By 1924, a book called The Ethics of Journalism by Nelson Antrim Crawford spelled out these standards: a wall between advertising and editorial, a moratorium on bribes, fact-checking and thorough sourcing, and a greater reliance on “experts.” The historical moment in which this occurred was in the wake of World War I, when the nation got a taste of mass propaganda created by the U.S. government to support the war effort. In his book Public Opinion, The New Republic’s founding co-editor Walter Lippman lamented the role of naked distortions in shaping public perceptions. Within two years of Lippman’s book’s publication in 1922, rigorous standards began to take form. Some were skeptical—“Show me a man who thinks he’s objective, and I’ll show you a man who’s deceiving himself,” Henry Luce, the founder of Time, said in 1923—but a consensus was hardening.
Although Wallace says that objectivity “emerged for many of the right reasons,” he argues that it was just as quickly “weaponized,” as it was ideologically used to police journalism’s bounds. With the rise of objectivity and professional ethics, Wallace writes that the “gates went up,” leaving many outside. The first journalist to be fired for a breach of objectivity (not unlike Wallace) was Morris Watson, a reporter from the Associated Press in 1935. What made him “biased,” according to his bosses, was his effort to organize a union with the Newspaper Guild. He sued, and the newly formed National Labor Relations Board took his case and brought it to the Supreme Court, which ruled in his favor. The AP had not found any actual bias in his reporting, the court found, but was banking on “potential bias” to thwart his organizing.
Watson was a victim of what Wallace dubs “journalism’s purity ritual,” which can be described as using objectivity as a pretext to fire someone for their politics. One particularly egregious example Wallace came across was a 1996 headline in The New York Times: “Gay Reporter Wants to Be Activist.” As the paper of record reported:
To labor leaders … Sandy Nelson is an unlikely hero—a lesbian, socialist journalist. But to the top editors at The [Tacoma] News Tribune, where Ms. Nelson works, she is a walking conflict of interest whose off-duty activities threaten the credibility of journalism.
During the 1980s, Nelson was involved in a local struggle to pass a human rights ordinance that would prohibit job discrimination against gay workers. Although political expression was allowed by her union, Nelson was relegated to the copy desk by her editor, a post from which she filed a lawsuit. Unlike in Watson’s case, the Washington State Supreme Court ruled against her, deciding that journalists were exempt from a state law protecting employees from retaliation for political expression. When Wallace interviewed Nelson for the book, she told him, “They didn’t go after people who were involved with their churches, or people who were in the Boy Scouts. They can be political, can’t they?” She believed her bosses intended to make an example out of her, adding, “During the McCarthy era they went after people in the same way.”

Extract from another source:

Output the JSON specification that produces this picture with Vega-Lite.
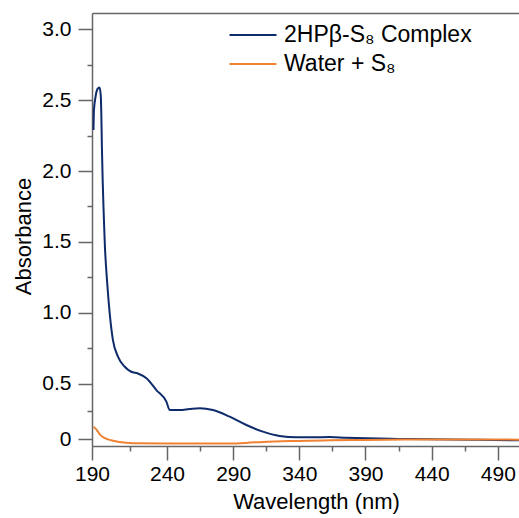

The tendency to exclude gay journalists, on the grounds of “objectivity,” from conversations about issues that affected the gay community led to serious problems in media coverage. In 1982, as the AIDS death toll continued to rise to around 400, The New York Times ran only five stories; none were on the front page. For comparison, the paper ran four front page and 50 total articles on the Tylenol scare that year, which killed seven people. Yet executives there refused to allow those close to the crisis to influence the paper’s reporting. Instead, as one critic charged in 1981, “Lesbians and gay men at the Times were allowed little—if any—positive influence over the paper’s coverage of gay people.” As Wallace shows, the Times was criticized repeatedly for its homophobic stories, often qualifying crimes with the word “homosexual” (as in “homosexual murder”), prompting journalists and activists to pressure the paper to stop using the term. The Times never reported on violence against queer people but would go out of its way to say if the perpetrator of a crime was gay.
The ideal of objectivity has led to an increase in “both-sidesism”—often elaborate attempts to avoid showing favor to any person in a story. One of the most telling examples of this was The New York Times’s coverage of the killing of Michael Brown by a white police officer in Ferguson, Missouri, in 2014. In its coverage, the Times went out of its way to portray “balance.” In a story about Brown’s memorial, the paper remarked that he was “no angel” and went out on a limb to mention that he allegedly stole an iPod when he was in ninth grade, a fact that had nothing to do with his death. The memorial piece concerned itself with trafficking heavy-handed moral obfuscations. At one point, it quoted a violent lyric (“My favorite part is when the bodies hit the ground”) in a rap song Brown had “collaborated on,” as if that could somehow be morally comparable to the police violence that saw his body fall in the same manner.
Instead of objectivity or impartiality, The View From Somewhere advocates for a different distinction: between earnestly searching for the truth and peddling distortions and falsehoods. For Wallace, it’s OK for journalists to admit where they are coming from, while still “hanging on to some basic tenets of traditional journalism ethics: verification and fact-checking, editorial independence from political parties and corporations, clarity and transparency about financial and political conflicts of interests, and deep, thorough sourcing.” In Wallace’s paradigm, “curiosity” is the “antidote to misinformation and disinformation.”
Wallace calls for more collaborative journalism, like Chicago’s City Bureau or Indigenous Media Rising, where members of communities work with journalists to change what kinds of stories are covered and how. Still, in-depth, curious journalism is difficult and expensive to produce, and many newsrooms are strapped for resources, if they even exist at all. Today, some 1,400 communities have lost papers in the past 15 years (it is within these vacuums that Trump excelled), more papers are owned by indifferent hedge funds, and even civic-minded philanthropy seems to overlook local news. The economic precariousness of the news business remains outside of Wallace’s purview. Democracy has been dying in the darkness for quite some time. What The View From Somewhere makes dazzlingly clear is that saving journalism will mean saving it from a false notion of objectivity.